M2M Forum Europe summarised in 2 words: howdy partner

I've been at the M2M Forum Europe for most of this week organised by the lovely people over at IQPC. And very interesting it was to. The big message: partner.

On Monday we at Machina Research ran a pre-conference workshop looking at how MNOs should exploit the opportunities presented by M2M. We focused a lot on the healthcare and utilities segments that have been the basis of a couple of our published Connected Intelligence reports. All very interesting and interactive.

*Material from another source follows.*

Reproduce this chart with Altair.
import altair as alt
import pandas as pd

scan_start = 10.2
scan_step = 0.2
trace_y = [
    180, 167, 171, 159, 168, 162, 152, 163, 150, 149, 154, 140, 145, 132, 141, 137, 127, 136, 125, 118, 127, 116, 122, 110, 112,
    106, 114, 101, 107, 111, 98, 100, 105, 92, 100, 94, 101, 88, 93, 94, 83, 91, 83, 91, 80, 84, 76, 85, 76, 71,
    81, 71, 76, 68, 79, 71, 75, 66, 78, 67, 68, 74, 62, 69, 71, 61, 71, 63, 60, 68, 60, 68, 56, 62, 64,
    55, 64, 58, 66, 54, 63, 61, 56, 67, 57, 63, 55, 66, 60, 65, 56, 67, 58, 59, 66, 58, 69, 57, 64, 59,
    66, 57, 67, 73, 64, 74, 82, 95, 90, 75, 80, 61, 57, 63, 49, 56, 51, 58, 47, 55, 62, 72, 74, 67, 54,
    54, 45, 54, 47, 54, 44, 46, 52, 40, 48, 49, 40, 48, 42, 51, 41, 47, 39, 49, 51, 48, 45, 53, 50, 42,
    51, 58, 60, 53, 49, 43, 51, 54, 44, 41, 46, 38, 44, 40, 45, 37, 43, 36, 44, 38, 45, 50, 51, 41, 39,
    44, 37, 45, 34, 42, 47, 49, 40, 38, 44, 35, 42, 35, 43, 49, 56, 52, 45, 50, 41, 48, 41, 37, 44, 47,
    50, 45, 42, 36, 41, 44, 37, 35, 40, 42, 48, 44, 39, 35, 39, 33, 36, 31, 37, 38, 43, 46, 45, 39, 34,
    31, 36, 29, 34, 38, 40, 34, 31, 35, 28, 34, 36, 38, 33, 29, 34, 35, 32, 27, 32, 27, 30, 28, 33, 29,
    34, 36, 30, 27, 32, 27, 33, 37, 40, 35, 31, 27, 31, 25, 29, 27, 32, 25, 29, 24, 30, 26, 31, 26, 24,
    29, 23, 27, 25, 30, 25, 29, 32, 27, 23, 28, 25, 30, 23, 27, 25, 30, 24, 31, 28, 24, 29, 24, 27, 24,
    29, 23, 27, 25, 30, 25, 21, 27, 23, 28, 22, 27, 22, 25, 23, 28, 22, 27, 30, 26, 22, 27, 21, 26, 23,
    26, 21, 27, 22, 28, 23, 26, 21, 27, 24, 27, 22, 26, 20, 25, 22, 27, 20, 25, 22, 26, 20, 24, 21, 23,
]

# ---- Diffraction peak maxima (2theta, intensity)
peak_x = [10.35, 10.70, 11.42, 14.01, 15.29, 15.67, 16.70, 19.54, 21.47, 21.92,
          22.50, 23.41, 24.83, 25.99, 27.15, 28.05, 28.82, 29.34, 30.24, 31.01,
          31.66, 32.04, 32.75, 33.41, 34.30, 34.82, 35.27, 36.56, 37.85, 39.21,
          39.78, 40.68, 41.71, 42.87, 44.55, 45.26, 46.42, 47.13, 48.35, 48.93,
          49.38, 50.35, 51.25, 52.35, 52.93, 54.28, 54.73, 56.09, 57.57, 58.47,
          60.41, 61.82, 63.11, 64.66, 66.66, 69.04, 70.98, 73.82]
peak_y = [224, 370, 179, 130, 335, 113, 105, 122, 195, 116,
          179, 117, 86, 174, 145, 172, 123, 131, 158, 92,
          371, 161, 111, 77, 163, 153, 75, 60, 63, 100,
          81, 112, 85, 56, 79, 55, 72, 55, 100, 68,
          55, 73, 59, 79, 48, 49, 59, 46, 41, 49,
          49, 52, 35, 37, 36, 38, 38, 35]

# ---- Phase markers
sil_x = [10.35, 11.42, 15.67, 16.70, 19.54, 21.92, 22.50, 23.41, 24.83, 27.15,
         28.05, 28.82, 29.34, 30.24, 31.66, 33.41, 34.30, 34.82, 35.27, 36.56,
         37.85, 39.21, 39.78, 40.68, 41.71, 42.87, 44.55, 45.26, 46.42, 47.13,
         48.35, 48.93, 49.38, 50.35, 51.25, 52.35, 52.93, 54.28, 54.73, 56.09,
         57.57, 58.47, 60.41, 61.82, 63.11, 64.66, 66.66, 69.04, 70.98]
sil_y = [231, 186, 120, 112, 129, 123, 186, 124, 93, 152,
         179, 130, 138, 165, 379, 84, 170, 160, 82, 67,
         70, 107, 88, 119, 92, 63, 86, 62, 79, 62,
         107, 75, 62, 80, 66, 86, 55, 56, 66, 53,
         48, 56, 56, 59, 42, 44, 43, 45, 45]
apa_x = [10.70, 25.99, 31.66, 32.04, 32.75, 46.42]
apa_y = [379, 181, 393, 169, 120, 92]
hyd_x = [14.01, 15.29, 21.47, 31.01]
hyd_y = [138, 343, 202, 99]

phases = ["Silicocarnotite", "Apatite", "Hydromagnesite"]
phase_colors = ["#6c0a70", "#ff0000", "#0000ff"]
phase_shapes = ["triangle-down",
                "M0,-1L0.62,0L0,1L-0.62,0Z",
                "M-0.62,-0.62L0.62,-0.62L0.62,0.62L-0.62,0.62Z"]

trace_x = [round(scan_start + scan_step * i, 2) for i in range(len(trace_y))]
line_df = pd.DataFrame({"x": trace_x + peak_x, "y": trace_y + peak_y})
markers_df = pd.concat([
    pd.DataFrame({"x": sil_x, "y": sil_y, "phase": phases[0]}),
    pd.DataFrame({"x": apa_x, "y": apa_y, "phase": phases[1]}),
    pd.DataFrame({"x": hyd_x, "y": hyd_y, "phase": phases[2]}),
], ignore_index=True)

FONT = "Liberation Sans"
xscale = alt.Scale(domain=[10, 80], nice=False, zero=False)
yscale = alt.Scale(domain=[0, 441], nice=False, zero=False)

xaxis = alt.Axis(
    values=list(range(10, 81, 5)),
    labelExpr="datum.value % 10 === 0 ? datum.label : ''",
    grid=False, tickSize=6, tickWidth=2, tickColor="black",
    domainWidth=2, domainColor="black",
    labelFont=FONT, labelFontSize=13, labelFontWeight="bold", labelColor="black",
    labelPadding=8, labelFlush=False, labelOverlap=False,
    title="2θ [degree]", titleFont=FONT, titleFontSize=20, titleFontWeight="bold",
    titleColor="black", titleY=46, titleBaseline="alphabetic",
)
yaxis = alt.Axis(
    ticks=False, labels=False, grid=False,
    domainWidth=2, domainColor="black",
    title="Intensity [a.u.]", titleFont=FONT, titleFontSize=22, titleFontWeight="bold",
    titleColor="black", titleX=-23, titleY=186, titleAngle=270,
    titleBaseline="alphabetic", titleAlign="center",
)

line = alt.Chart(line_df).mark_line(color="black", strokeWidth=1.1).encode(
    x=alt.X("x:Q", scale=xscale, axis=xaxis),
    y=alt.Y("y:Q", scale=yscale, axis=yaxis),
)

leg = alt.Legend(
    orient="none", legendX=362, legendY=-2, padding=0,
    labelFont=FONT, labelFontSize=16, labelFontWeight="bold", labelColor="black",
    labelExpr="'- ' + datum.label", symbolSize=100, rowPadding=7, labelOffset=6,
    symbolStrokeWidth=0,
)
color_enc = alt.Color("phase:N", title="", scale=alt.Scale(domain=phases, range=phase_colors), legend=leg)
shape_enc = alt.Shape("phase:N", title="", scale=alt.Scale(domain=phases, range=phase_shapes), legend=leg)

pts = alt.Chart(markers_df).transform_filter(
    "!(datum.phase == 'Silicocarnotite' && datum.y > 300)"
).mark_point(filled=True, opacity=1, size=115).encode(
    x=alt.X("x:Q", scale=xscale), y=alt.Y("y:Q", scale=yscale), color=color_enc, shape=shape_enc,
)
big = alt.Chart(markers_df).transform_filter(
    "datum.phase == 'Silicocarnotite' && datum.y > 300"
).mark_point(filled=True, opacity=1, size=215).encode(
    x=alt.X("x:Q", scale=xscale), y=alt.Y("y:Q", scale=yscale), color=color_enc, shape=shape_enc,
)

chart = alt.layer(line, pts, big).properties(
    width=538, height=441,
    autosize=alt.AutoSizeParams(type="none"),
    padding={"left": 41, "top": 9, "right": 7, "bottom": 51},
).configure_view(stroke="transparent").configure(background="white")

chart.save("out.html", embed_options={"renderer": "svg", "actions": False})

Day 1 highlights included a presentation from Larry Haddad of Nissan which I summarised in yesterday's blogpost and Stephan Keuneke of Deutsche Telekom. Stephane's emphasis was that MNOs' focus M2M should be on partnering. He identified the four different go-to-market models that they would be simultaneously adopting:

  1. 'Sell to' - the customer buys a complete solution from DTAG

  2. 'Sell with' - connectivity is provided by DTAG and the device elsewhere

  3. 'Sell through' - where an M2M partner has a strong relationship with verticals they will effectively sell on DTAG's connectivity

  4. DTAG as a supplier - sales via an MVNO or service provider

At the moment around half of their M2M business is as supplier. He also emphasised that they were addressing M2M in a very different way from traditional services. For example by thinking about lifetime fee rather than monthly fee. Another specific example being not issuing a monthly invoice for connections that barely generate any revenue.

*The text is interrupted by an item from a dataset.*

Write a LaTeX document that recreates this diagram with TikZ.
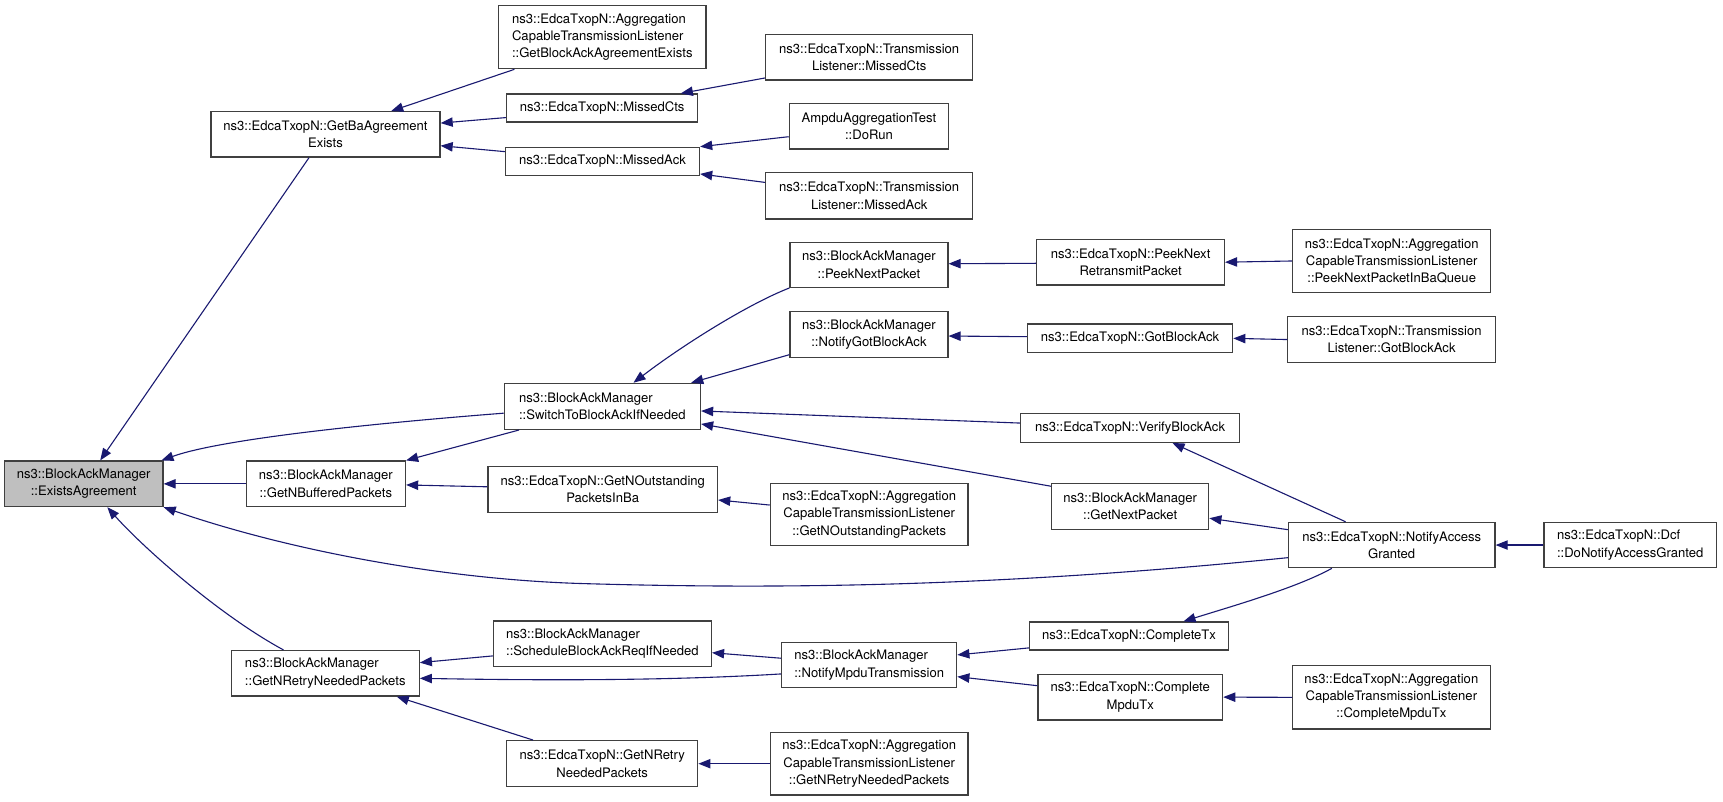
\documentclass[tikz,border=0pt]{standalone}
\usepackage{fontspec}
\setmainfont{TeX Gyre Heros}
\usetikzlibrary{arrows.meta}
\definecolor{edgec}{HTML}{191970}
\definecolor{boxc}{HTML}{404040}
\definecolor{curc}{HTML}{BFBFBF}
\begin{document}
\begin{tikzpicture}[x=1pt,y=-1pt,
  fn/.style={draw=boxc, line width=1.1pt, fill=white, inner sep=0pt, align=center,
    font=\fontsize{11.9}{15.7}\selectfont},
  fnl/.style={fn, align=left},
  cur/.style={fn, fill=curc},
  call/.style={draw=edgec, line width=1pt, -{Triangle[length=11pt,width=8.5pt]}},
]
\useasboundingbox[fill=white] (0,0) rectangle (1568,729);

\node[cur, minimum width=144.3pt, minimum height=41.5pt] (A) at (76.2,440.3) {ns3::BlockAckManager\\::ExistsAgreement};
\node[fn, minimum width=208.4pt, minimum height=41.3pt] (B) at (296.2,122.3) {ns3::EdcaTxopN::GetBaAgreement\\Exists};
\node[fnl, minimum width=188.8pt, minimum height=57.3pt] (C) at (548.1,33.9) {ns3::EdcaTxopN::Aggregation\\CapableTransmissionListener\\::GetBlockAckAgreementExists};
\node[fn, minimum width=174pt, minimum height=25.5pt] (D) at (548,98.3) {ns3::EdcaTxopN::MissedCts};
\node[fn, minimum width=176.6pt, minimum height=25.3pt] (E) at (548.3,146.7) {ns3::EdcaTxopN::MissedAck};
\node[fn, minimum width=188.5pt, minimum height=41.6pt] (F) at (791,52) {ns3::EdcaTxopN::Transmission\\Listener::MissedCts};
\node[fn, minimum width=145pt, minimum height=41.2pt] (G) at (790.8,115) {AmpduAggregationTest\\::DoRun};
\node[fn, minimum width=188.5pt, minimum height=42.3pt] (H) at (791,178.2) {ns3::EdcaTxopN::Transmission\\Listener::MissedAck};
\node[fnl, minimum width=178.5pt, minimum height=41.9pt] (I) at (548.2,369.8) {ns3::BlockAckManager\\::SwitchToBlockAckIfNeeded};
\node[fn, minimum width=145pt, minimum height=41.5pt] (J) at (296.5,440.3) {ns3::BlockAckManager\\::GetNBufferedPackets};
\node[fn, minimum width=209pt, minimum height=41.5pt] (K) at (548.5,445.5) {ns3::EdcaTxopN::GetNOutstanding\\PacketsInBa};
\node[fn, minimum width=180pt, minimum height=56.8pt] (L) at (791,468.2) {ns3::EdcaTxopN::Aggregation\\CapableTransmissionListener\\::GetNOutstandingPackets};
\node[fn, minimum width=143.7pt, minimum height=41pt] (M) at (790.8,241) {ns3::BlockAckManager\\::PeekNextPacket};
\node[fn, minimum width=143.7pt, minimum height=41.6pt] (N) at (790.8,304.4) {ns3::BlockAckManager\\::NotifyGotBlockAck};
\node[fn, minimum width=170.7pt, minimum height=41.6pt] (O) at (1028.9,238.6) {ns3::EdcaTxopN::PeekNext\\RetransmitPacket};
\node[fn, minimum width=180.3pt, minimum height=57.6pt] (P) at (1266.5,237.5) {ns3::EdcaTxopN::Aggregation\\CapableTransmissionListener\\::PeekNextPacketInBaQueue};
\node[fn, minimum width=186.8pt, minimum height=26.2pt] (Q) at (1028.4,307.9) {ns3::EdcaTxopN::GotBlockAck};
\node[fn, minimum width=188.8pt, minimum height=42pt] (R) at (1266.4,309) {ns3::EdcaTxopN::Transmission\\Listener::GotBlockAck};
\node[fn, minimum width=199.2pt, minimum height=26.5pt] (S) at (1028.4,389.3) {ns3::EdcaTxopN::VerifyBlockAck};
\node[fn, minimum width=143pt, minimum height=41.9pt] (T) at (1028.5,460.8) {ns3::BlockAckManager\\::GetNextPacket};
\node[fn, minimum width=188pt, minimum height=41.3pt] (U) at (1266.5,496) {ns3::EdcaTxopN::NotifyAccess\\Granted};
\node[fnl, minimum width=157pt, minimum height=41.3pt] (V) at (1483.5,496) {ns3::EdcaTxopN::Dcf\\::DoNotifyAccessGranted};
\node[fnl, minimum width=171pt, minimum height=41.4pt] (W) at (296,612.7) {ns3::BlockAckManager\\::GetNRetryNeededPackets};
\node[fnl, minimum width=198.4pt, minimum height=41.7pt] (X) at (548.2,585.9) {ns3::BlockAckManager\\::ScheduleBlockAckReqIfNeeded};
\node[fnl, minimum width=159.3pt, minimum height=41pt] (Y) at (791,605.3) {ns3::BlockAckManager\\::NotifyMpduTransmission};
\node[fn, minimum width=181pt, minimum height=25.5pt] (Z) at (1027.5,578.8) {ns3::EdcaTxopN::CompleteTx};
\node[fn, minimum width=168pt, minimum height=41.6pt] (AA) at (1028.6,634.4) {ns3::EdcaTxopN::Complete\\MpduTx};
\node[fn, minimum width=179.7pt, minimum height=57.6pt] (AB) at (1266.2,634.6) {ns3::EdcaTxopN::Aggregation\\CapableTransmissionListener\\::CompleteMpduTx};
\node[fn, minimum width=174pt, minimum height=42pt] (AC) at (548,695) {ns3::EdcaTxopN::GetNRetry\\NeededPackets};
\node[fn, minimum width=180pt, minimum height=57pt] (AD) at (791,695) {ns3::EdcaTxopN::Aggregation\\CapableTransmissionListener\\::GetNRetryNeededPackets};

\draw[call] ([xshift=-15pt]B.south) -- ([xshift=15pt]A.north);
\draw[call] ([xshift=15pt]C.south west) -- ([xshift=-45pt]B.north east);
\draw[call] ([yshift=-8.7pt]D.west) -- ([yshift=10.3pt]B.east);
\draw[call] ([yshift=8.7pt]E.west) -- ([yshift=-10.3pt]B.east);
\draw[call] ([yshift=2.4pt]F.south west) -- ([xshift=-16pt]D.north east);
\draw[call] ([yshift=-9.4pt]G.west) -- (E.north east);
\draw[call] ([yshift=12.2pt]H.west) -- ([yshift=1.6pt]E.south east);
\draw[call] ([yshift=-6.2pt]I.west) .. controls (330,386) and (200,400) .. ([xshift=-2pt]A.north east);
\draw[call] (J.west) -- (A.east);
\draw[call] ([yshift=-11.5pt]U.west) .. controls (900,535) and (700,536) .. (528,531) .. controls (400,527) and (260,500) .. (A.south east);
\draw[call] ([xshift=-38pt]W.north) .. controls (198,559) and (128,496) .. ([xshift=21.5pt]A.south);
\draw[call] ([xshift=14pt]I.south west) -- (J.north east);
\draw[call] ([yshift=2.5pt]K.west) -- ([yshift=-1pt]J.east);
\draw[call] ([yshift=8.6pt]L.west) -- ([yshift=-9.5pt]K.east);
\draw[call] (M.south west) .. controls (680,277) and (620,315) .. ([xshift=28.3pt]I.north);
\draw[call] ([yshift=3pt]N.south west) -- ([xshift=-9pt]I.north east);
\draw[call] ([yshift=4.3pt]S.west) -- ([yshift=-4.2pt]I.east);
\draw[call] ([yshift=-3.2pt]T.north west) -- ([yshift=5.5pt]I.south east);
\draw[call] ([yshift=-1pt]O.west) -- ([yshift=1pt]M.east);
\draw[call] (P.west) -- (O.east);
\draw[call] ([yshift=1.5pt]Q.west) -- ([yshift=-1.4pt]N.east);
\draw[call] (R.west) -- (Q.east);
\draw[call] ([xshift=-42pt]U.north) -- ([xshift=38.6pt]S.south);
\draw[call] ([yshift=14pt]U.west) -- ([yshift=-10.8pt]T.east);
\draw[call] (V.west) -- (U.east);
\draw[call] ([yshift=-11pt]X.west) -- ([yshift=9.7pt]W.east);
\draw[call] ([yshift=-8pt]Y.west) .. controls (600,620) and (480,619) .. ([yshift=-4.6pt]W.east);
\draw[call] ([xshift=24.6pt]AC.north west) -- ([xshift=-21pt]W.south east);
\draw[call] ([yshift=6.3pt]Y.west) -- ([yshift=-8.1pt]X.east);
\draw[call] ([yshift=2.5pt]Z.south west) -- ([yshift=9.3pt]Y.east);
\draw[call] ([yshift=10.4pt]AA.west) -- ([yshift=-10.5pt]Y.east);
\draw[call] ([xshift=-54.5pt]U.south) .. controls (1180,535) and (1120,552) .. ([xshift=49.5pt]Z.north);
\draw[call] (AB.west) -- (AA.east);
\draw[call] (AD.west) -- (AC.east);
\end{tikzpicture}
\end{document}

The afternoon saw us all break off into roundtable sessions. The one I ran, covering the impact of EU regulations on smart meter deployments, was a pretty cut and dried discussion. The EU has said member states will probably have to roll out smart electricity meters to 80% of households by 2020, with slightly less stringent requirements for gas. It's not definite until September 2012 and details depend on the member state. The only real stumbling blocks are ensuring that the meters have the right funtionality and issues of privacy, i.e. a conflict with the EU principle that a person should be able to opt-out. Can you opt out of smart metering? These sorts of issues are dealt with in our recent report: Machine-to-Machine (M2M) Communications in the Utilities Sector 2010-20.

The more interesting discussions seemed to be in the other groups. Not sure I should admit that! They were dealing with business models. Again the message came across loud and clear. The key is to partner.

Day 2 saw a diverse bunch of presentations. Mila Milenkovic of Telekom Srbija presented some really interesting case studies across a variety of verticals including fleet management, security, public transport, home automation and healthcare. TS has clearly done some thinking about M2M and is already making progress, even breaking out of the traditional M2M verticals of transport and security. The message from Mila was clear though: the key is to partner. TS handles the connectivity, marketing and sales while the partner looks after devices, maintenance and administration.

DTAG popped up again in the form of Markus Breitbach who also talked about partnerships and the way in which the new M2M competence center can act as an aggregator for application developers in the M2M space. The center provides support to all local entities (of which there are 50+) with M2M-specific knowledge, resources and solutions. In so doing it can bring together an application developer for a particular M2M service from Slovakia with an end customer in the US. The benefits of partnership very clearly work both ways.

And if you want to know more about the DTAG M2M competence center check out the June/July issue of Mobile Europe. There's an Insight Report supplement in the magazine focusing on M2M, compiled by Machina Research, including an interview with Jürgen Hase, VP of the center. The supplement should be out soon and available on the Mobile Europe website here.

Markus also talked about DTAG's expectations with regard to the value chain, indicating that about 15-25% of the value was in the devices, 15-25% in the communications and 50-70% in the applications. The message from that is clear (and echoes what we were talking about in our pre-conference workshop): there's not much revenue in carrying traffic. If anything, we think that he might be a bit ambitious with regard to the comms element, certainly in future.

Krzysztof Kwiatkowski of Comarch put it quite neatly when he described how MNOs can adopt one of three approaches: in-house, partnership and licensee. He was discussing M2M management platforms specifically but this applies equally across almost all elements of the value chain from channels and marketing to billing and SIM-management. On this note, Krzysztof provided the quote of the day about how telecoms service providers could not become "civilisation service providers", which is effectively what they're trying to do if they try to cover all of M2M themselves.

There were numerous other interesting presentations on day 2 including Marc Overton of Everything Everywhere on the ways in which MNOs can help freight management (including one client who said that better knowledge of its stock in China can reduce stock in channel by 50%) Davide Pratone of Telecom Italia setting minds at rest about OTA provisioning, Tom Gardner from my old employers 3UK talking about the sweet spot for a 3G-only player and David Boswarthick talking about the role of standards bodies, particularly with regard to smart metering.